Grohl, who also worked with Homme and Led Zeppelin’s John Paul Jones in supergroup Them Crooked Vultures, again sat behind the drums last year when regular drummer Joey Castillo was dumped during ”the fog” that surrounded the first few months of the new project.

”We started with Joey, but things happen. I asked these guys to come in there and help me get out [and] five guys go in and four guys came out. There were internal communication problems, but long ago I gave up blaming someone for what is part of being alive. Sometimes you separate your musical relationship to save your friendship. Joey’s a great drummer and he’s a friend of ours, but that don’t mean it all lasts forever. We want to do something and you have to make hard decisions sometimes. What’s the alternative, shy away”

Jon Theodore from the Mars Volta was recruited after Castillo’s exit, recording one drum track on …Like Clockwork then joining the band full-time. Dean Fertita (keyboards, guitar) and bass player Michael Shuman have both been with QotSA since 2007. Like previous albums, most notably Songs for the Deaf and 2005’s Lullabies to Paralyze, …Like Clockwork features a host of guest musicians, among them Mark Lanegan and Alain Johannes, while Elton John performs on the song Fairweather Friends. Trent Reznor (Nine Inch Nails) plays on the same powerful track and on the deceptively mellow Kalopsia. Arctic Monkeys frontman Alex Turner also turns up on a couple of songs.
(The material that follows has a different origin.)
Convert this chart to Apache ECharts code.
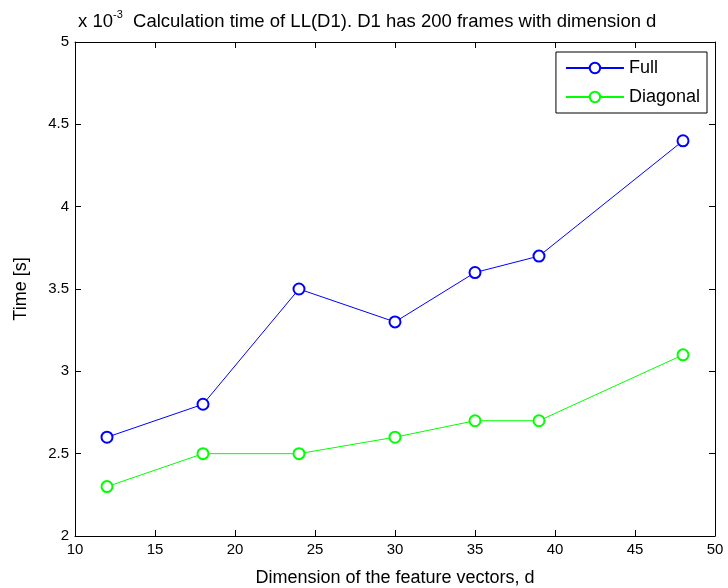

”The record was hard to make, emotionally it was hard to make, so we had some friends come over to take a mini-mental vacation,” Homme says. ”Alex Turner is a mate of ours, we ride motorcycles with him and he never gets ruffled. It’s fully natural to say, ‘Hey, Mr Turner, come over and hang,’ and we’ll figure out something to do [on the album] or not.”

The other person who spent time in the studio, eventually creating the album cover and working closely with animator Liam Brazier on the dark, menacing clips that accompany the album, was twentysomething British illustrator Boneface, who Homme stumbled across in a local magazine story. It was the start of an artistic partnership that QotSA – who didn’t have a label deal prior to this album – fully embraced, giving Boneface (aka Stu Madden) freedom to interpret the songs with his confronting illustrations and create ”a boundless extension of what the music is”, according to Homme.

”His world view is askew, it’s like ours and it’s representative of this record. The question is, ‘Are you willing to do what’s not going on, do what’s not popular and what’s apparently not being asked for’ The clips are very full-on, but it felt good to let somebody who’s good at something, be good at something and make a movie that would reveal this record.”

…Like Clockwork is available from June4 through Matador/Remote Control.